Na escola, nas aulas de matemática, o menino contava os números assim:
1, 2, 4, 15, 20, 28, 5, 8, 1, 44, 12...
Ele não gostava de reproduzir.
Nas aulas de português também era assim, e a professora, coitada, insistia em dizer:
- Dislexia.
Só porque o menino gostava de trocar os sentidos das coisas, gostava de pintar de azul as coisas. Escrevia um mundo seu, inventava suas verdades mutáveis, e isso era a liberdade para ele. Gostava de inventar textos. Mas a língua pronta e acabada não gostava de beijá-lo, não permitia ousadias. E as professoras o presenteavam com um zero. Mas o menino gostava do zero, tão misterioso, tão nem aí para o mundo.
Até no amor era assim, misturava tudo. Matrimônio, amor, amigos, paixão, namoro, tesão, colegas, afeto, amantes, paqueras, e até mesmo o desconhecido. Tudo era passível de ser amado, em qualquer lugar, em qualquer posição. A ordem não importava.
Mas o menino queria ver todo mundo junto.
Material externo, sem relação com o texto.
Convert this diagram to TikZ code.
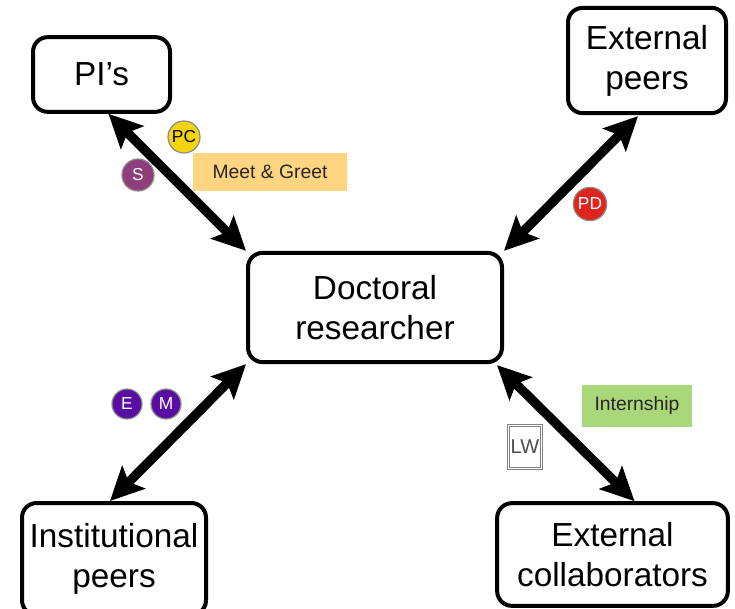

Todos seus amores sob o mesmo céu. Começou a rasgar despedidas, a cortar o tecido que tecia a solidão. Não por egoísmo, apego ou ânsia de domínio alheio, o domínio acompanha a ordem, e o menino gostava da desordem. Gostava de estar no canto das borboletas, no canto das ondas, no canto dos araçás. Gostava de escutar o canto do quarto, o canto da estrada, o canto da lagoa.
E assim o menino começou a rasgar saídas, saidinhas e saias. Não por assédio, mas o menino cansou de ver pernas o deixarem só. E rasgou a saída na altura do joelho.

Para que você não saia.
Para que ele não saia.
Para que ela não saia.
Para que a saída não saia.

E a dança libertou as pernas, e a saia rasgada libertou a dança. E cada um bailou conforme o seu eu conduzia, era o encontro entre o Eu e o Outro, que era a música. E a dança desordenou a métrica. Cada um foi para um lado, para um canto, para um morro, para um mar, para um céu, para um vento. E ninguém mais se viu, ninguém mais se falou, ninguém mais se amou. A saia rasgada libertou a liberdade..

E agora sim o menino podia dormir sem medo, pois só a liberdade não deixa ninguém só à noite.